La réalisatrice travaille sur la mémoire, et s’intéresse aux artistes qui enterrent leurs œuvres...
Artiste suisse d’origine roumaine, Daniel Spoerri est né à Galați en 1930. Figure majeure de l’art contemporain, il est notamment connu pour ses tableaux-pièges et le concept d’ « eat art ». Le titre reprend celui d’un livre de Spoerri Topographie anecdotée du hasard, une topographie de ce qui se trouvait le matin sur sa table, de ce qui y était disposé par hasard. Le hasard joue un rôle important dans sa vie et son œuvre. Le fait qu’il soit en vie est un coup du hasard, car il aurait pu être tué pendant le pogrom de Iasi dans lequel son père a péri. Ensuite, dans la rencontre avec Eva, dans la manière dont elle a construit le film, et dans ses autres rencontres, il y a eu d’étranges coïncidences.
L'enfance de l'artiste en Roumanie donne donc des clés sur son oeuvre, mais aussi sur la réalisatrice : on filme les images du chantier de fouilles, de la ville de Galata (ils y ont habité dans la même rue), des ateliers où sont recréées des oeuvres à partir des objets exhumés. On ne filme pas en revanche Spoerri, on l’entend, on l’écoute, y compris dans des archives, loin d’une interview classique. Sa voix nous accompagne sur les lieux où il a vécu et qui dévoilent sa démarche artistique, des clés pour l’appréhender. En contraste, les souvenirs du pogrom sont peu illustrés sauf par des témoignages face caméra cette fois.

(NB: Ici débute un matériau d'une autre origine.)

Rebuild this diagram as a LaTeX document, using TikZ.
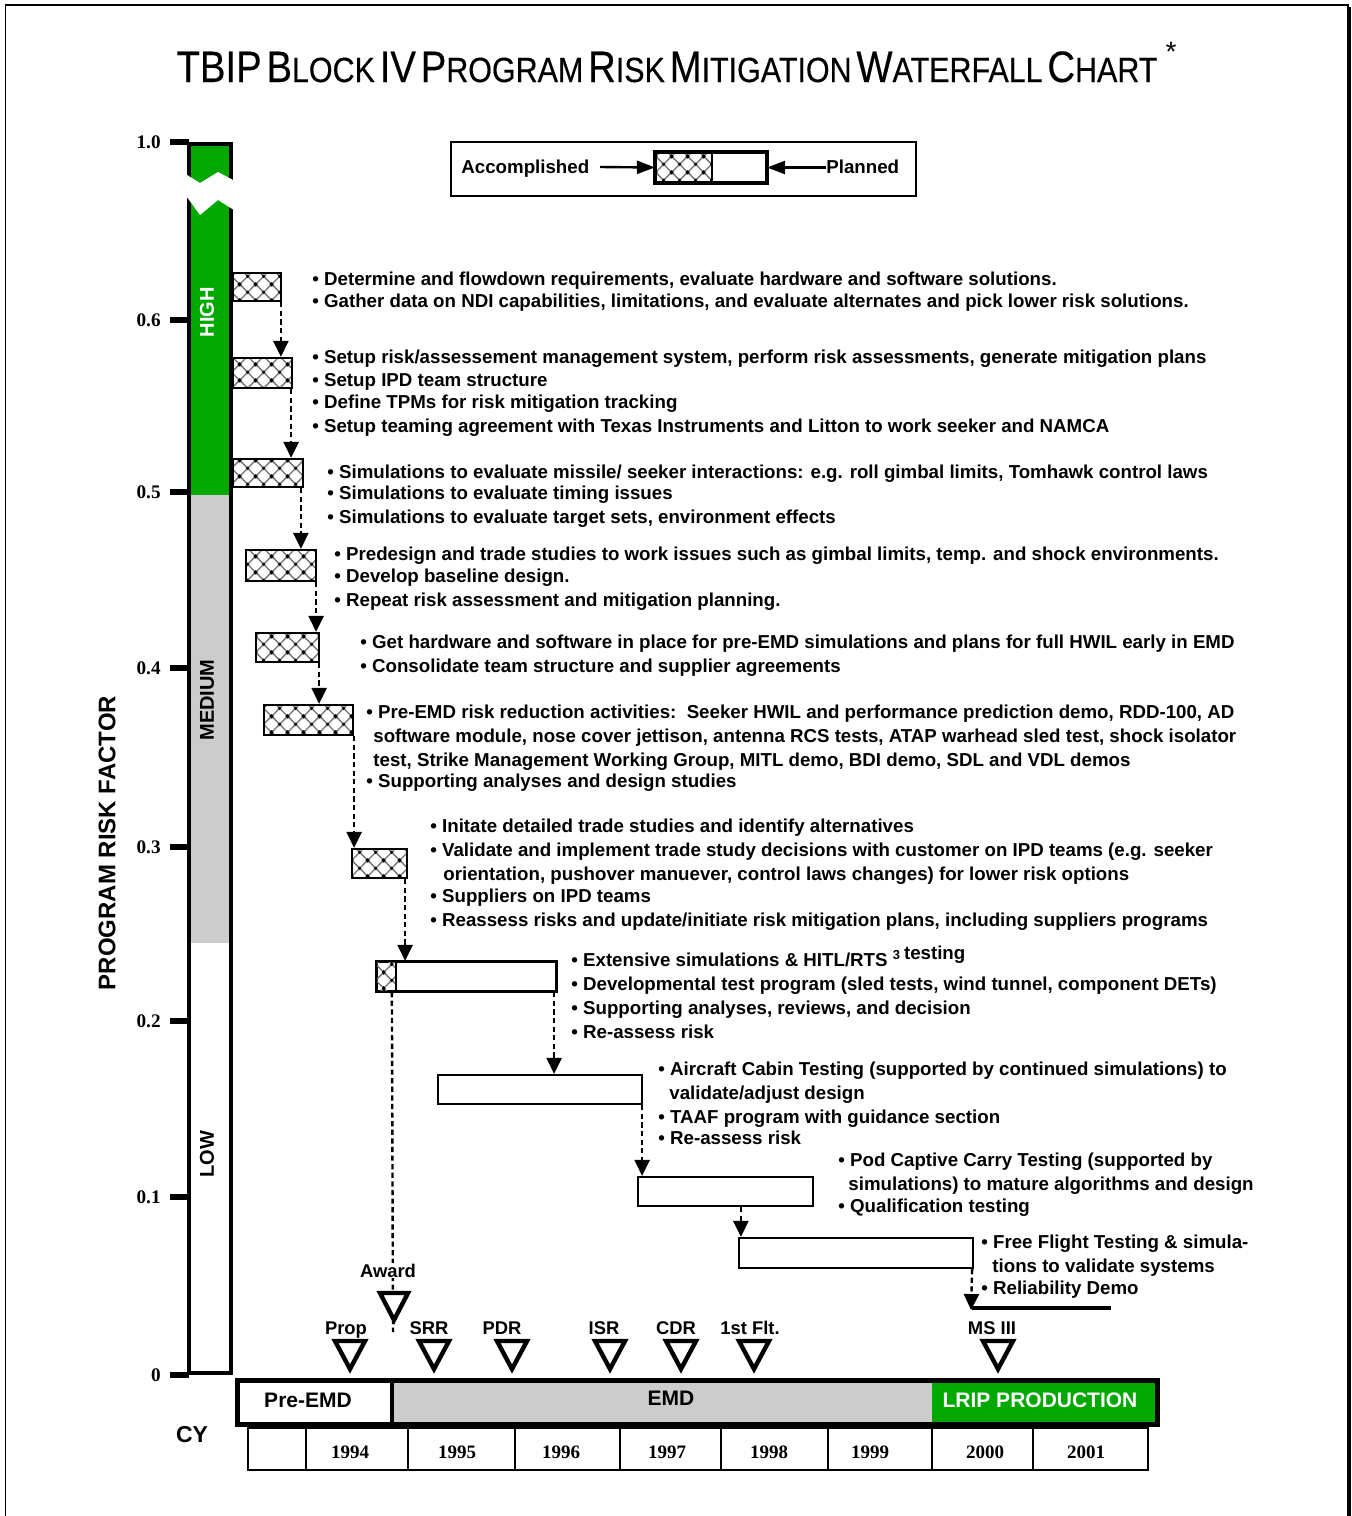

Le film revient également sur la performance, montre comment on peut encore faire oeuvre à partir d'un ancien épisode, oeuvre dont l'artiste n'est finalement que le concepteur et jamais le réalisateur (les séquences sur les ateliers des assistants sont très belles) et rendre visible la subjectivité en laissant s’exprimer le surréalisme de la vie quotidienne.